Single by Post Malone

from the album Beerbongs & Bentleys and The Fate of the Furious: The Album
- Released: October 20, 2017
- Genre: Hip-hop
- Length: 3:42
- Label: Republic
- Songwriters: Austin Post; Louis Bell; Carl Rosen;
- Producers: Post Malone; Louis Bell;

Post Malone singles chronology
| "I Fall Apart" (2017) | "Candy Paint" (2017) | "Psycho" (2018) |

= Candy Paint (Post Malone song) =

"Candy Paint" is a song by American musician Post Malone from the soundtrack of the 2017 action film The Fate of the Furious. The song was released alongside the film and the rest of the soundtrack for the film.

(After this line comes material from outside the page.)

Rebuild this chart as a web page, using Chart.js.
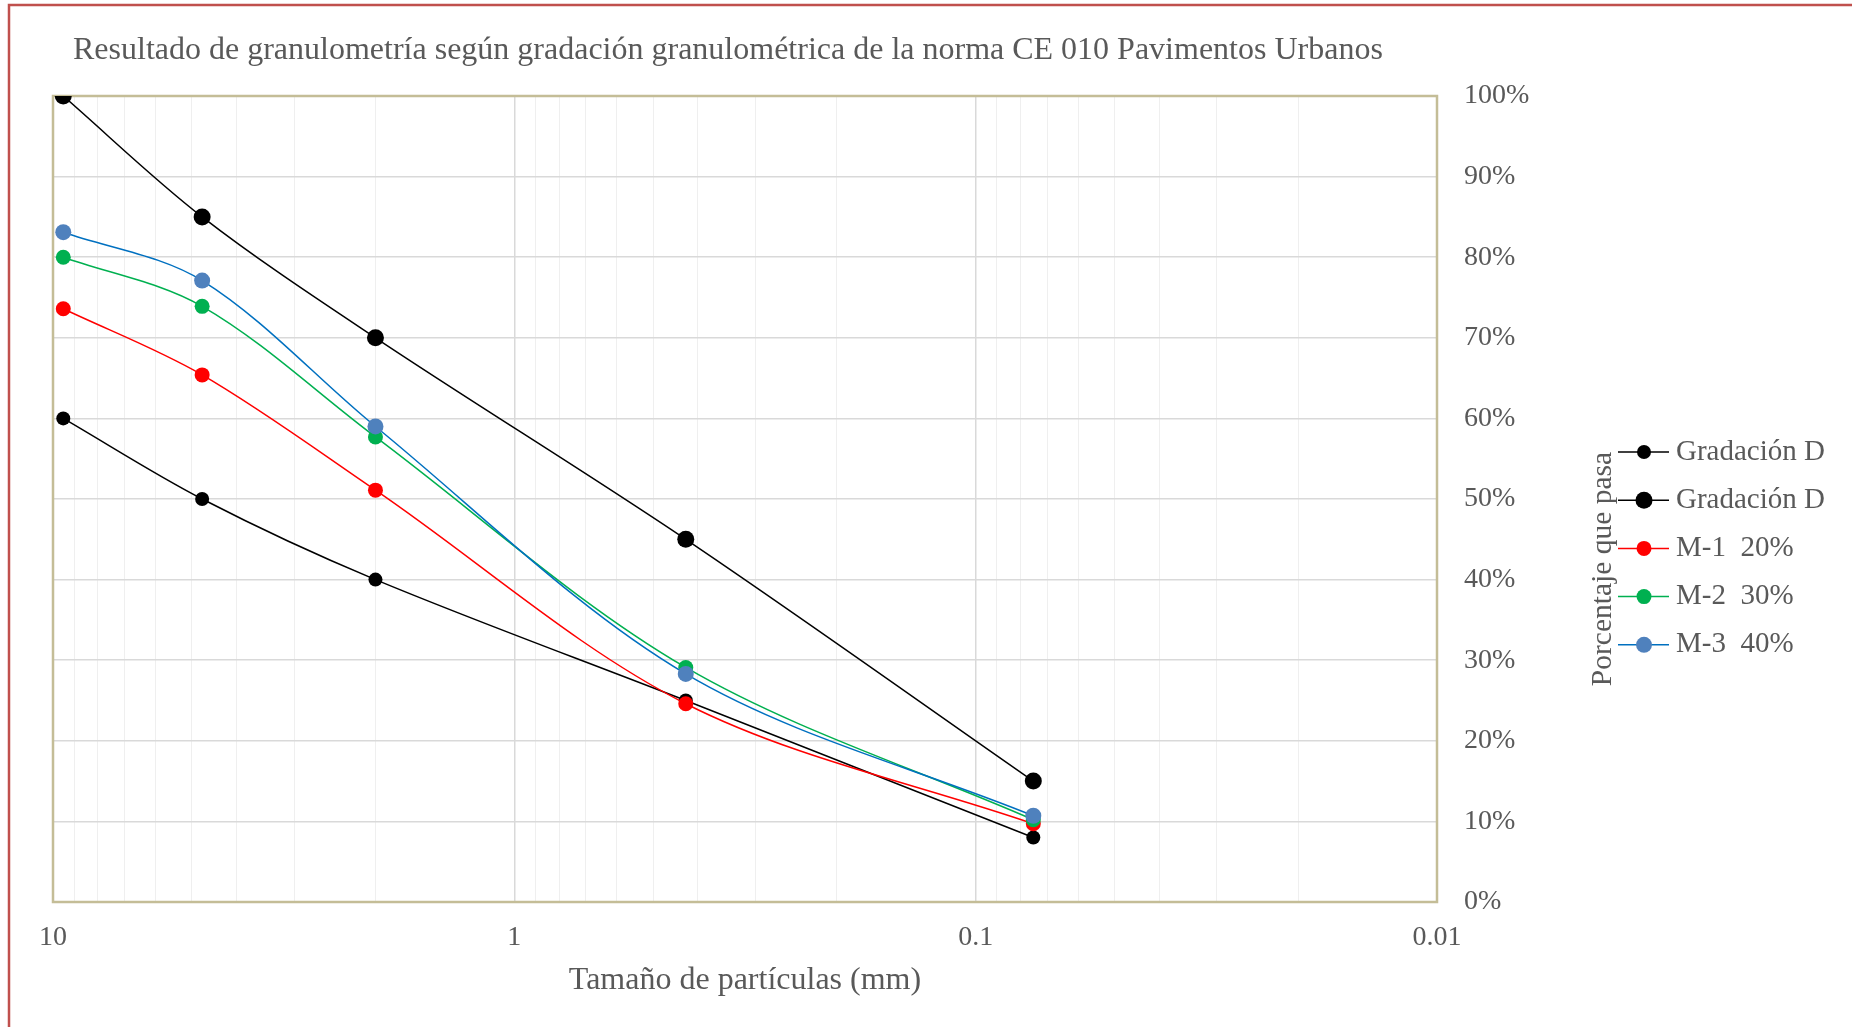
<!DOCTYPE html>
<html>
<head>
<meta charset="utf-8">
<title>Granulometría CE 010</title>
<script src="https://cdn.jsdelivr.net/npm/chart.js"></script>
<style>
  html, body { margin: 0; padding: 0; background: #fff; }
  #wrap { width: 1852px; height: 1027px; }
</style>
</head>
<body>
<div id="wrap"><canvas id="myChart"></canvas></div>
<script>
    // sieve openings (mm)
    const sizes = [9.5, 4.75, 2.0, 0.425, 0.075];

    // % passing
    const gradDLower = [60, 50, 40, 25, 8];
    const gradDUpper = [100, 85, 70, 45, 15];
    const m1 = [73.6, 65.4, 51.1, 24.6, 9.7];
    const m2 = [80.0, 73.9, 57.7, 29.1, 10.2];
    const m3 = [83.1, 77.1, 59.0, 28.3, 10.7];

    const seriesLabels = ['Gradación D', 'Gradación D', 'M-1  20%', 'M-2  30%', 'M-3  40%'];
    const xTickLabels = [10, 1, 0.1, 0.01];
    const yTicks = [0, 10, 20, 30, 40, 50, 60, 70, 80, 90, 100];

    const chartTitle = 'Resultado de granulometría según gradación granulométrica de la norma CE 010 Pavimentos Urbanos';
    const xTitle = 'Tamaño de partículas (mm)';
    const yTitle = 'Porcentaje que pasa';

    const FONT = "'Liberation Serif', 'Times New Roman', serif";
    const TEXT = '#595959';

    // gridline positions: 1..9 inside each decade, plus the 10 at the end
    const gridValues = [];
    [0.01, 0.1, 1].forEach(d => {
        for (let k = 1; k < 10; k++) gridValues.push(d * k);
    });
    gridValues.push(10);

    const toPoints = ys => sizes.map((x, i) => ({ x: x, y: ys[i] }));

    function series(label, ys, line, dot, radius, order) {
        return {
            label: label,
            data: toPoints(ys),
            borderColor: line,
            borderWidth: 1.5,
            pointBackgroundColor: dot,
            pointBorderColor: dot,
            pointBorderWidth: 0,
            pointRadius: radius,
            pointHoverRadius: radius,
            tension: 0.33,
            fill: false,
            order: order
        };
    }

    const datasets = [
        series(seriesLabels[0], gradDLower, '#000000', '#000000', 7, 4),
        series(seriesLabels[1], gradDUpper, '#000000', '#000000', 8.5, 3),
        series(seriesLabels[2], m1, '#FF0000', '#FF0000', 7.5, 2),
        series(seriesLabels[3], m2, '#00B050', '#00B050', 7.5, 1),
        series(seriesLabels[4], m3, '#0070C0', '#4F81BD', 8, 0)
    ];

    const decor = {
        id: 'decor',
        beforeDraw(chart) {
            const c = chart.ctx;
            c.save();
            c.fillStyle = '#ffffff';
            c.fillRect(0, 0, chart.width, chart.height);
            c.restore();
        },
        beforeDatasetsDraw(chart) {
            const a = chart.chartArea;
            const c = chart.ctx;
            c.save();
            c.strokeStyle = '#C4BD97';
            c.lineWidth = 2.5;
            c.strokeRect(a.left, a.top, a.right - a.left, a.bottom - a.top);
            c.restore();
        },
        afterDraw(chart) {
            const a = chart.chartArea;
            const c = chart.ctx;
            c.save();

            // chart title
            c.fillStyle = TEXT;
            c.font = '32px ' + FONT;
            c.textAlign = 'left';
            c.textBaseline = 'middle';
            c.fillText(chartTitle, a.left + 20, 51);

            // y axis title, reads bottom to top
            c.font = '29.5px ' + FONT;
            c.save();
            c.translate(a.right + 166, a.top + 473);
            c.rotate(-Math.PI / 2);
            c.textAlign = 'center';
            c.textBaseline = 'middle';
            c.fillText(yTitle, 0, 0);
            c.restore();

            // legend
            c.font = '29px ' + FONT;
            const x0 = a.right + 181;
            chart.data.datasets.forEach((ds, i) => {
                const y = a.top + 356 + i * 48.2;
                c.strokeStyle = ds.borderColor;
                c.lineWidth = 1.5;
                c.beginPath();
                c.moveTo(x0, y);
                c.lineTo(x0 + 51, y);
                c.stroke();
                c.fillStyle = ds.pointBackgroundColor;
                c.beginPath();
                c.arc(x0 + 26, y, ds.pointRadius, 0, Math.PI * 2);
                c.fill();
                c.fillStyle = TEXT;
                c.textAlign = 'left';
                c.textBaseline = 'middle';
                c.fillText(ds.label, x0 + 58, y);
            });

            // outer frame (top and left edges)
            c.strokeStyle = '#C0504D';
            c.lineWidth = 2.5;
            c.beginPath();
            c.moveTo(chart.width, 5);
            c.lineTo(9, 5);
            c.lineTo(9, chart.height);
            c.stroke();
            c.restore();
        }
    };

    const ctx = document.getElementById('myChart').getContext('2d');
    const myChart = new Chart(ctx, {
        type: 'line',
        data: { datasets: datasets },
        options: {
            responsive: true,
            maintainAspectRatio: false,
            animation: false,
            layout: { padding: { top: 96, left: 53, right: 0, bottom: 29 } },
            plugins: {
                legend: { display: false },
                title: { display: false },
                tooltip: { enabled: false }
            },
            scales: {
                x: {
                    type: 'logarithmic',
                    reverse: true,
                    min: 0.01,
                    max: 10,
                    afterBuildTicks: s => {
                        s.ticks = gridValues.map(v => ({ value: v }));
                    },
                    ticks: {
                        autoSkip: false,
                        maxRotation: 0,
                        padding: 22,
                        color: TEXT,
                        font: { family: FONT, size: 28, lineHeight: 1 },
                        callback: v => xTickLabels.includes(v) ? String(v) : ''
                    },
                    grid: {
                        drawTicks: false,
                        color: c => xTickLabels.includes(c.tick && c.tick.value) ? '#d9d9d9' : '#efefef',
                        lineWidth: c => xTickLabels.includes(c.tick && c.tick.value) ? 1.5 : 1
                    },
                    border: { display: false },
                    title: {
                        display: true,
                        text: xTitle,
                        color: TEXT,
                        font: { family: FONT, size: 32, lineHeight: 1 },
                        padding: { top: -9, bottom: 1 }
                    }
                },
                y: {
                    position: 'right',
                    min: 0,
                    max: 100,
                    afterBuildTicks: s => {
                        s.ticks = yTicks.map(v => ({ value: v }));
                    },
                    afterFit: s => { s.width = 415; },
                    ticks: {
                        padding: 27,
                        color: TEXT,
                        font: { family: FONT, size: 28 },
                        callback: v => v + '%'
                    },
                    grid: { drawTicks: false, color: '#d9d9d9', lineWidth: 1.5 },
                    border: { display: false }
                }
            }
        },
        plugins: [decor]
    });
</script>
</body>
</html>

It was later released by Republic Records on October 20, 2017, as the sixth and final single from the soundtrack and the second single from Malone's second studio album, Beerbongs & Bentleys (2018).

==Background==
Aside from references to rides, "Candy Paint" also mentions Michael Scott, the Dunder Mifflin boss from The Office played by Steve Carell.

==Chart performance==
"Candy Paint" debuted at number 84 on the Billboard Hot 100, later peaking at number 34.

==Charts==

===Weekly charts===

| Chart (2017–2018) | Peak position |
|---|---|
| Australia (ARIA) | 19 |
| Canada Hot 100 (Billboard) | 27 |
| Czech Republic Singles Digital (ČNS IFPI) | 49 |
| Denmark (Tracklisten) | 18 |
| Hungary (Stream Top 40) | 32 |
| Ireland (IRMA) | 31 |
| Latvia (DigiTop100) | 20 |
| Netherlands (Single Top 100) | 82 |
| New Zealand (Recorded Music NZ) | 6 |
| Norway (VG-lista) | 38 |
| Philippines (Philippine Hot 100) | 87 |
| Portugal (AFP) | 39 |
| Slovakia Singles Digital (ČNS IFPI) | 55 |
| Sweden (Sverigetopplistan) | 39 |
| Switzerland (Schweizer Hitparade) | 97 |
| UK Singles (OCC) | 65 |
| US Billboard Hot 100 | 34 |
| US Hot R&B/Hip-Hop Songs (Billboard) | 21 |

===Year-end charts===

| Chart (2018) | Position |
|---|---|
| Australia (ARIA) | 45 |
| New Zealand (Recorded Music NZ) | 31 |
| US Hot R&B/Hip-Hop Songs (Billboard) | 62 |

==Certifications==

| Region | Certification | Certified units/sales |
| Australia (ARIA) | 5× Platinum | 350,000^{‡} |
| Brazil (Pro-Música Brasil) | Gold | 30,000^{‡} |
| Canada (Music Canada) | 6× Platinum | 480,000^{‡} |
| Denmark (IFPI Danmark) | Platinum | 90,000^{‡} |
| Italy (FIMI) | Gold | 25,000^{‡} |
| Netherlands (NVPI) | Gold | 20,000^{‡} |
| New Zealand (RMNZ) | 5× Platinum | 150,000^{‡} |
| Portugal (AFP) | Gold | 5,000^{‡} |
| United Kingdom (BPI) | Platinum | 600,000^{‡} |
| United States (RIAA) | 3× Platinum | 3,000,000^{‡} |
Streaming
| Sweden (GLF) | Platinum | 8,000,000^{†} |
^{‡} Sales+streaming figures based on certification alone. ^{†} Streaming-only figures based on certification alone.